## The task:
Leave out the pictures, and write out exactly the lines from the beginning of the material to the line holding "fig = go.Figure()", that line included, and nothing else.

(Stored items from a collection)
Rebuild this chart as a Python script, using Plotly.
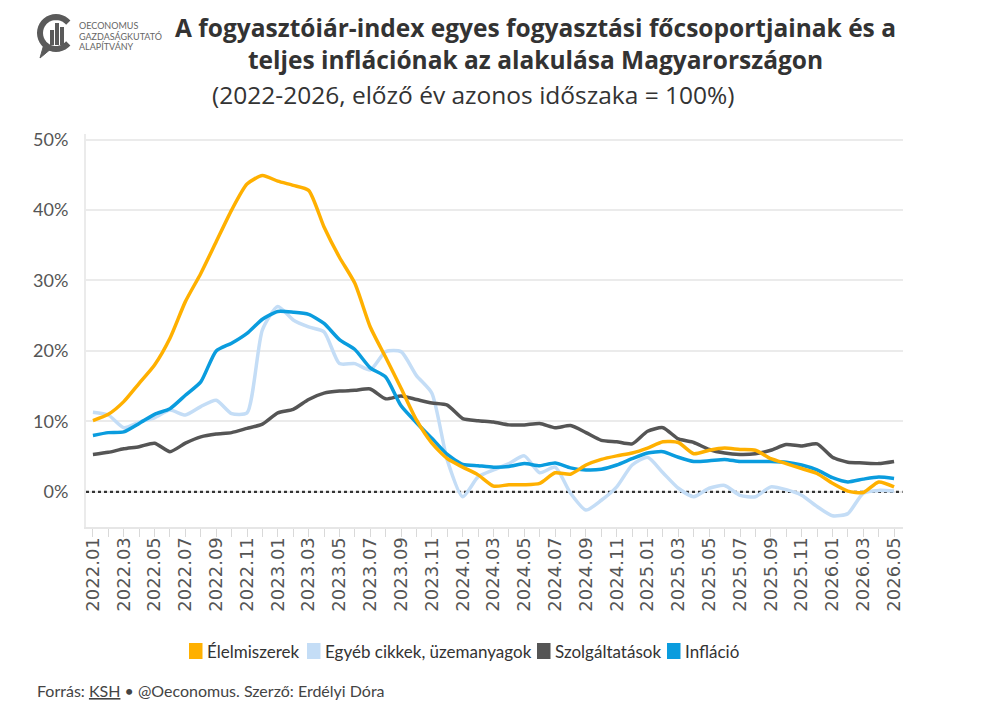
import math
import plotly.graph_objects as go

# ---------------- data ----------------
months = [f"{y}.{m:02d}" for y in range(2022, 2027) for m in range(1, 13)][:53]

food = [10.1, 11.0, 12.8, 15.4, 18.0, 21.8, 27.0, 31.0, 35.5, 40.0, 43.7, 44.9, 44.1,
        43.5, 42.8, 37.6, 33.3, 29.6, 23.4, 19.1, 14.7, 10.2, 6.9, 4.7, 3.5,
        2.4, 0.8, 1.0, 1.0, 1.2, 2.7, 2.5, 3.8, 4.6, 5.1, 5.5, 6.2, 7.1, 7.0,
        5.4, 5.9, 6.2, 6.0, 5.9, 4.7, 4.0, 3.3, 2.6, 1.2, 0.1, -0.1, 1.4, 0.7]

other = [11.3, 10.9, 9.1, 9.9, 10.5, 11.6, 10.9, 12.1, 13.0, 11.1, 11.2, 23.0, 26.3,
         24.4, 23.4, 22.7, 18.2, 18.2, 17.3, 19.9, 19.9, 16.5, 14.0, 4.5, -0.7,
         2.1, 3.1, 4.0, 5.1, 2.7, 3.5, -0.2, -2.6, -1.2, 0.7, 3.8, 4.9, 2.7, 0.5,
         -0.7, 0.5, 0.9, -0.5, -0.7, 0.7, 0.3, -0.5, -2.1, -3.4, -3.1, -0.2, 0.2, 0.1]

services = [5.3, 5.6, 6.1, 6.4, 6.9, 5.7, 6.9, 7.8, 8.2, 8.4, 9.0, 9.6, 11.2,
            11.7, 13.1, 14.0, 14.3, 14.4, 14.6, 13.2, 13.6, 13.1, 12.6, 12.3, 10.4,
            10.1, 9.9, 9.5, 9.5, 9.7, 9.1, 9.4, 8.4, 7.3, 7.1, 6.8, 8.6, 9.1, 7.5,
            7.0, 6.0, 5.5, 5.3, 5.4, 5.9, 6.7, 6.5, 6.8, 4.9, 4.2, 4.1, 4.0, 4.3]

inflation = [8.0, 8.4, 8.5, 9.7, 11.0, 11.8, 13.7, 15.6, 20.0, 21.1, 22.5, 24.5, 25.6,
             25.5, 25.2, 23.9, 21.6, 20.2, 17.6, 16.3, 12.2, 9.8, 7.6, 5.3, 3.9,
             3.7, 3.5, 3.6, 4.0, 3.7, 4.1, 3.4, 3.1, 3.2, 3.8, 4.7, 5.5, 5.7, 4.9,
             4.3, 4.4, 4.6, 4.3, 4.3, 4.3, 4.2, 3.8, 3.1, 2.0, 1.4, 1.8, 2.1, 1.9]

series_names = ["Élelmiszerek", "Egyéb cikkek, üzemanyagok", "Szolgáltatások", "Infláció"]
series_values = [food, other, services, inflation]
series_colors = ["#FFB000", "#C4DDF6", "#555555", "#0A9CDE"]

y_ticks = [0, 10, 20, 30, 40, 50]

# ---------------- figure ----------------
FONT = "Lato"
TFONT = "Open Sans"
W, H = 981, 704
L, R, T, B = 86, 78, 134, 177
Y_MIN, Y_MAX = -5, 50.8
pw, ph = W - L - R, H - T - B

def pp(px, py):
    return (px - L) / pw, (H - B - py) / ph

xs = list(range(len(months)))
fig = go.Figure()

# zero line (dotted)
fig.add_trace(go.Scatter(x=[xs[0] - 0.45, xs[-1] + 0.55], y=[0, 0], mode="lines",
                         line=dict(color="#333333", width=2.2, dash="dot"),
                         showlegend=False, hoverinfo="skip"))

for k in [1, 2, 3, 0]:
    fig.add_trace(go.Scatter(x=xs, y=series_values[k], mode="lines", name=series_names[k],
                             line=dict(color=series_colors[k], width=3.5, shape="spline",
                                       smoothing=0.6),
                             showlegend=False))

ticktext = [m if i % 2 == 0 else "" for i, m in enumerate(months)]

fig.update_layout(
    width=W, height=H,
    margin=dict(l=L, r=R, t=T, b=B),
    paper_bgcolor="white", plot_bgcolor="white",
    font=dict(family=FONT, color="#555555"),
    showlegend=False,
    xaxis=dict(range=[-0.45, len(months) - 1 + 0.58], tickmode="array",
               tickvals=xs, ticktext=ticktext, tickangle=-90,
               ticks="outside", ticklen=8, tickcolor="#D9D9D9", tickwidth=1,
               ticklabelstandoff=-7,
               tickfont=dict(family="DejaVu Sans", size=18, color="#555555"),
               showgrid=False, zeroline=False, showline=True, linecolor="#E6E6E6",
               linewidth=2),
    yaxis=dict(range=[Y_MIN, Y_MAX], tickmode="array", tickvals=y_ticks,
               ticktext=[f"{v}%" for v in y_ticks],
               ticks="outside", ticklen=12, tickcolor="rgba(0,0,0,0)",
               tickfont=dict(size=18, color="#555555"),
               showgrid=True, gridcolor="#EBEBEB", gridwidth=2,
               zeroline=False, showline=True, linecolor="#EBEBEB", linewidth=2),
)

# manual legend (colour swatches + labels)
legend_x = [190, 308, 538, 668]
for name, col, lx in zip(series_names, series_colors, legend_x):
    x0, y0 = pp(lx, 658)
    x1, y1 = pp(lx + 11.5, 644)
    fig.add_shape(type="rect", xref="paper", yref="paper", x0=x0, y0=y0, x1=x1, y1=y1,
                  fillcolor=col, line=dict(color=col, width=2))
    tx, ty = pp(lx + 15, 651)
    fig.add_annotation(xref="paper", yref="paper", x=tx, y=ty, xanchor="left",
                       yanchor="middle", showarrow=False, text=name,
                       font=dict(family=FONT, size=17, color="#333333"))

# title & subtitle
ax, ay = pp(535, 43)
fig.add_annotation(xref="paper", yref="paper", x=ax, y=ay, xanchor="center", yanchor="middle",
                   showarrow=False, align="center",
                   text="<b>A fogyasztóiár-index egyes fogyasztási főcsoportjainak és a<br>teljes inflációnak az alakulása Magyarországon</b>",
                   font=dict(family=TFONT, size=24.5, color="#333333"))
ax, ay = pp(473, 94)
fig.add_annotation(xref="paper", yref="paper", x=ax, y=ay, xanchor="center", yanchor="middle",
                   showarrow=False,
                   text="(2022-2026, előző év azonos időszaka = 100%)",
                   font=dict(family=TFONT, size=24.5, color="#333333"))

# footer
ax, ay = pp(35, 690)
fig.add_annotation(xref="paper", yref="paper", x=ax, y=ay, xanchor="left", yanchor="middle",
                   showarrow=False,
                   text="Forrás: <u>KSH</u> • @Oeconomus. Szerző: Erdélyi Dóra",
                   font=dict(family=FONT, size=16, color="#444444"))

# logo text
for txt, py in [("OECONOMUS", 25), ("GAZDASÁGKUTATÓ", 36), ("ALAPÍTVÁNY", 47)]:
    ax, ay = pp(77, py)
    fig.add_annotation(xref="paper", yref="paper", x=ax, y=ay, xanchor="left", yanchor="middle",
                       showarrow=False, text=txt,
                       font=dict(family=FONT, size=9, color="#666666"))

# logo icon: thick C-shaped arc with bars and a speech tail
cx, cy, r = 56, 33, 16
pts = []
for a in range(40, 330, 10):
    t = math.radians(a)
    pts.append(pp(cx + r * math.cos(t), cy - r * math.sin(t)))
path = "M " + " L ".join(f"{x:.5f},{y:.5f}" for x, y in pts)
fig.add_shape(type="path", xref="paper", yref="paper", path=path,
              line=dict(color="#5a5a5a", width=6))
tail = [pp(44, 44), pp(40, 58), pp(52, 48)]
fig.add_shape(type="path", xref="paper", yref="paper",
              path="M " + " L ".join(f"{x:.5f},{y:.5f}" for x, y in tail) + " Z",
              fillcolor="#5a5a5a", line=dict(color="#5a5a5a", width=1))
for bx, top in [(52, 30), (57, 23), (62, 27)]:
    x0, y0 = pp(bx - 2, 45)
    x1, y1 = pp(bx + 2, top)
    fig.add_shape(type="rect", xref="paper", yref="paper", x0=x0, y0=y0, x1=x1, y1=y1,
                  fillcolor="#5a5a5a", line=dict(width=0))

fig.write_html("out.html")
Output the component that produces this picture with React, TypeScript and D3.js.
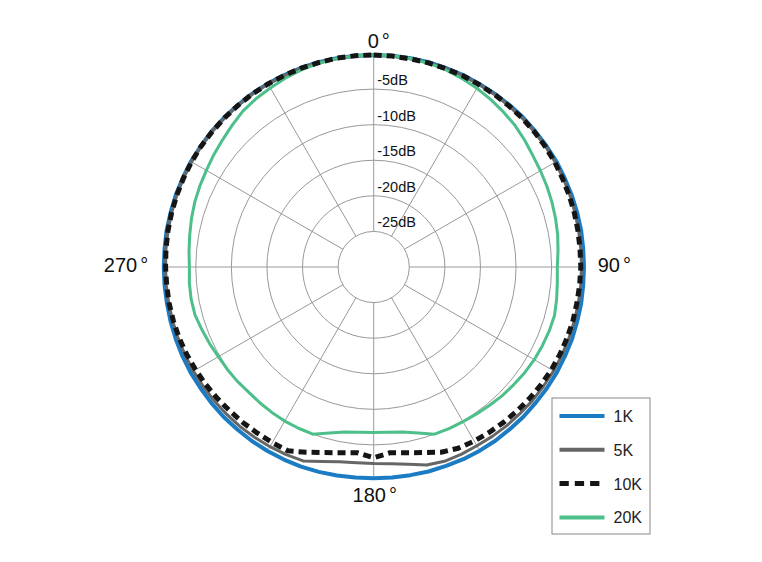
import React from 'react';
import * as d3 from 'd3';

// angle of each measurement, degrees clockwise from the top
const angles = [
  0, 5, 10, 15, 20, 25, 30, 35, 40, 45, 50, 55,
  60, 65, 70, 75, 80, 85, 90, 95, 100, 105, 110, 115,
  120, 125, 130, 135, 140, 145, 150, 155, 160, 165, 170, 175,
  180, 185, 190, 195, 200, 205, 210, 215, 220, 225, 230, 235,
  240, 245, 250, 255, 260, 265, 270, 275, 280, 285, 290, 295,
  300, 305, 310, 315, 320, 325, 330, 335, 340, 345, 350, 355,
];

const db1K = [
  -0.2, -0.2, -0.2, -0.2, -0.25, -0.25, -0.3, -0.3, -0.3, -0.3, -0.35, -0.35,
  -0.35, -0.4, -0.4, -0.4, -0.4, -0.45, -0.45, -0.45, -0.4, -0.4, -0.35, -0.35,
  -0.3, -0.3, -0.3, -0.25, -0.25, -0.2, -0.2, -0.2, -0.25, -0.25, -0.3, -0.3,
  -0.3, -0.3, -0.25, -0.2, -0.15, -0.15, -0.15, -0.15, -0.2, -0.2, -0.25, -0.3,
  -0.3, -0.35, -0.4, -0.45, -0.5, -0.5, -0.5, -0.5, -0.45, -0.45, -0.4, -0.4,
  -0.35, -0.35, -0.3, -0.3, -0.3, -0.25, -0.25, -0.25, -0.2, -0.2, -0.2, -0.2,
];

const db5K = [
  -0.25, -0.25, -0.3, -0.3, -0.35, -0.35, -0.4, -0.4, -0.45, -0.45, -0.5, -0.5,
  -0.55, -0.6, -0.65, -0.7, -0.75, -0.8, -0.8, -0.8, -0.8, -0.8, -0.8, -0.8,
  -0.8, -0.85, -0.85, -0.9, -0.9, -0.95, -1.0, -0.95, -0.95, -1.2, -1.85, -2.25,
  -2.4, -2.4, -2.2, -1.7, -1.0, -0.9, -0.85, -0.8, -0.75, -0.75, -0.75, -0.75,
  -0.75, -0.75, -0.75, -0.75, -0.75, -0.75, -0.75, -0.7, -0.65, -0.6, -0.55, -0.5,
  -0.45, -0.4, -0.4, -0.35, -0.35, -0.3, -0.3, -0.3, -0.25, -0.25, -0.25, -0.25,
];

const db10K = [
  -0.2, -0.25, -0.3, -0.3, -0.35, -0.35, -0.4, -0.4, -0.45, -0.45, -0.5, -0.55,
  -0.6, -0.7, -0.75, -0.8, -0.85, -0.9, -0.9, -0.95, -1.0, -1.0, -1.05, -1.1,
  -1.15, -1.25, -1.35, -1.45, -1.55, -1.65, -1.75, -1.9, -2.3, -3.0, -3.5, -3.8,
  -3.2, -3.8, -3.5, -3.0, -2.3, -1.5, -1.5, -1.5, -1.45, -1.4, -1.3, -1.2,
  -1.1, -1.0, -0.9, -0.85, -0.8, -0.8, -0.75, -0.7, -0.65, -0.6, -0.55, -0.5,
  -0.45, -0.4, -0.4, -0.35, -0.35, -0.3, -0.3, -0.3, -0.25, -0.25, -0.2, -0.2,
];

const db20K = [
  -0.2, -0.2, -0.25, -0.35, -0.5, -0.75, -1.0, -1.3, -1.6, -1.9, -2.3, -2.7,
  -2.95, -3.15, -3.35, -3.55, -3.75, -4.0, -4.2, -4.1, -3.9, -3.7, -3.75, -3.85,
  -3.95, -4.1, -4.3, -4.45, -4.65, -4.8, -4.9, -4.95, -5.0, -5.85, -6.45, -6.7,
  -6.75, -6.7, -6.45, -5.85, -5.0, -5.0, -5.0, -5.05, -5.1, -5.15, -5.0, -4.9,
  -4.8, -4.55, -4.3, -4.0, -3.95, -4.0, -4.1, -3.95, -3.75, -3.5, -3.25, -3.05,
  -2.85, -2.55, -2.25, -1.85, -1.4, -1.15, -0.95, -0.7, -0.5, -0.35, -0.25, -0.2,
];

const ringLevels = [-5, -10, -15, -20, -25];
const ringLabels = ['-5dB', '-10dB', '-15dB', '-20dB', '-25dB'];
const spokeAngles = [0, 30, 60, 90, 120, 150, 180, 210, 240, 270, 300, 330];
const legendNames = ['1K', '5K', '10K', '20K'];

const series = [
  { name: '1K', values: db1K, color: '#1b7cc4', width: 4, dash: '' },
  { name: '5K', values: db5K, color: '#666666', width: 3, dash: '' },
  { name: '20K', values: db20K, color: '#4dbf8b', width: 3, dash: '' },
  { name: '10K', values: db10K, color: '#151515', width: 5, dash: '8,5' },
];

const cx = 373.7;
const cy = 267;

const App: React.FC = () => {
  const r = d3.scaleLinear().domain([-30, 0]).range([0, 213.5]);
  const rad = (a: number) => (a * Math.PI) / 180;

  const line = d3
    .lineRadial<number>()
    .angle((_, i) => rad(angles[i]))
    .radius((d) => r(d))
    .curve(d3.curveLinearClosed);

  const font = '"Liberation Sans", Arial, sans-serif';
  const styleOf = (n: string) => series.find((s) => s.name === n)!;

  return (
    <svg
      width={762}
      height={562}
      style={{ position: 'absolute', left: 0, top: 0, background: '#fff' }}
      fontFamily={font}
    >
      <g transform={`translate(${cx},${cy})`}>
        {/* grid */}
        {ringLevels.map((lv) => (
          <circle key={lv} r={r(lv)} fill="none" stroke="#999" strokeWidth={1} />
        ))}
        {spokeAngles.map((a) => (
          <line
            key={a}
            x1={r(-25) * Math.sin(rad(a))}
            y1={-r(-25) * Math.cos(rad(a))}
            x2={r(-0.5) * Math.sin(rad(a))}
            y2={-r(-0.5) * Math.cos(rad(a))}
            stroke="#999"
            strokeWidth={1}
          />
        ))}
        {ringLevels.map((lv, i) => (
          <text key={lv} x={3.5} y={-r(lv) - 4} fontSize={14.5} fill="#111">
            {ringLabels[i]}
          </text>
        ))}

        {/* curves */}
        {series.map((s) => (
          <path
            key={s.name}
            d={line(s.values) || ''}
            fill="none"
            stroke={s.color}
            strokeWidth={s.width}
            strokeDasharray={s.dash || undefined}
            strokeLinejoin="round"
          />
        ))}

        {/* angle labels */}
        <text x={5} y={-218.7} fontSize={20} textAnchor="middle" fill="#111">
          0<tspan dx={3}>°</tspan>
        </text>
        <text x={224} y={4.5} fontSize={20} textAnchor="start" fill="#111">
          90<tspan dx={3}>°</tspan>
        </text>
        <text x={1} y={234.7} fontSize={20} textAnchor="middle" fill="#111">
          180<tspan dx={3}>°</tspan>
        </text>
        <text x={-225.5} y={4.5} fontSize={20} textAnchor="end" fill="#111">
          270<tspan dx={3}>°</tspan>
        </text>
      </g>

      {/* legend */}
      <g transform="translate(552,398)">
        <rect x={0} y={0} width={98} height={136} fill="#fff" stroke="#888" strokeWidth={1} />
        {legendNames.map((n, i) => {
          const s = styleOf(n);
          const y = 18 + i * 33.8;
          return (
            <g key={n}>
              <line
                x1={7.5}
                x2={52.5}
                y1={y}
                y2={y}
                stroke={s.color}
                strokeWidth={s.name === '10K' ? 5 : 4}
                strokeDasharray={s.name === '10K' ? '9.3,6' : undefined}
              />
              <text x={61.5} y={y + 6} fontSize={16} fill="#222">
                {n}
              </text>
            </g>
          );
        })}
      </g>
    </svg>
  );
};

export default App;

## Output:
Rebuild this chart as a Python script, using Plotly.
import math
import plotly.graph_objects as go

# ---------------- data ----------------
months = [f"{y}.{m:02d}" for y in range(2022, 2027) for m in range(1, 13)][:53]

food = [10.1, 11.0, 12.8, 15.4, 18.0, 21.8, 27.0, 31.0, 35.5, 40.0, 43.7, 44.9, 44.1,
        43.5, 42.8, 37.6, 33.3, 29.6, 23.4, 19.1, 14.7, 10.2, 6.9, 4.7, 3.5,
        2.4, 0.8, 1.0, 1.0, 1.2, 2.7, 2.5, 3.8, 4.6, 5.1, 5.5, 6.2, 7.1, 7.0,
        5.4, 5.9, 6.2, 6.0, 5.9, 4.7, 4.0, 3.3, 2.6, 1.2, 0.1, -0.1, 1.4, 0.7]

other = [11.3, 10.9, 9.1, 9.9, 10.5, 11.6, 10.9, 12.1, 13.0, 11.1, 11.2, 23.0, 26.3,
         24.4, 23.4, 22.7, 18.2, 18.2, 17.3, 19.9, 19.9, 16.5, 14.0, 4.5, -0.7,
         2.1, 3.1, 4.0, 5.1, 2.7, 3.5, -0.2, -2.6, -1.2, 0.7, 3.8, 4.9, 2.7, 0.5,
         -0.7, 0.5, 0.9, -0.5, -0.7, 0.7, 0.3, -0.5, -2.1, -3.4, -3.1, -0.2, 0.2, 0.1]

services = [5.3, 5.6, 6.1, 6.4, 6.9, 5.7, 6.9, 7.8, 8.2, 8.4, 9.0, 9.6, 11.2,
            11.7, 13.1, 14.0, 14.3, 14.4, 14.6, 13.2, 13.6, 13.1, 12.6, 12.3, 10.4,
            10.1, 9.9, 9.5, 9.5, 9.7, 9.1, 9.4, 8.4, 7.3, 7.1, 6.8, 8.6, 9.1, 7.5,
            7.0, 6.0, 5.5, 5.3, 5.4, 5.9, 6.7, 6.5, 6.8, 4.9, 4.2, 4.1, 4.0, 4.3]

inflation = [8.0, 8.4, 8.5, 9.7, 11.0, 11.8, 13.7, 15.6, 20.0, 21.1, 22.5, 24.5, 25.6,
             25.5, 25.2, 23.9, 21.6, 20.2, 17.6, 16.3, 12.2, 9.8, 7.6, 5.3, 3.9,
             3.7, 3.5, 3.6, 4.0, 3.7, 4.1, 3.4, 3.1, 3.2, 3.8, 4.7, 5.5, 5.7, 4.9,
             4.3, 4.4, 4.6, 4.3, 4.3, 4.3, 4.2, 3.8, 3.1, 2.0, 1.4, 1.8, 2.1, 1.9]

series_names = ["Élelmiszerek", "Egyéb cikkek, üzemanyagok", "Szolgáltatások", "Infláció"]
series_values = [food, other, services, inflation]
series_colors = ["#FFB000", "#C4DDF6", "#555555", "#0A9CDE"]

y_ticks = [0, 10, 20, 30, 40, 50]

# ---------------- figure ----------------
FONT = "Lato"
TFONT = "Open Sans"
W, H = 981, 704
L, R, T, B = 86, 78, 134, 177
Y_MIN, Y_MAX = -5, 50.8
pw, ph = W - L - R, H - T - B

def pp(px, py):
    return (px - L) / pw, (H - B - py) / ph

xs = list(range(len(months)))
fig = go.Figure()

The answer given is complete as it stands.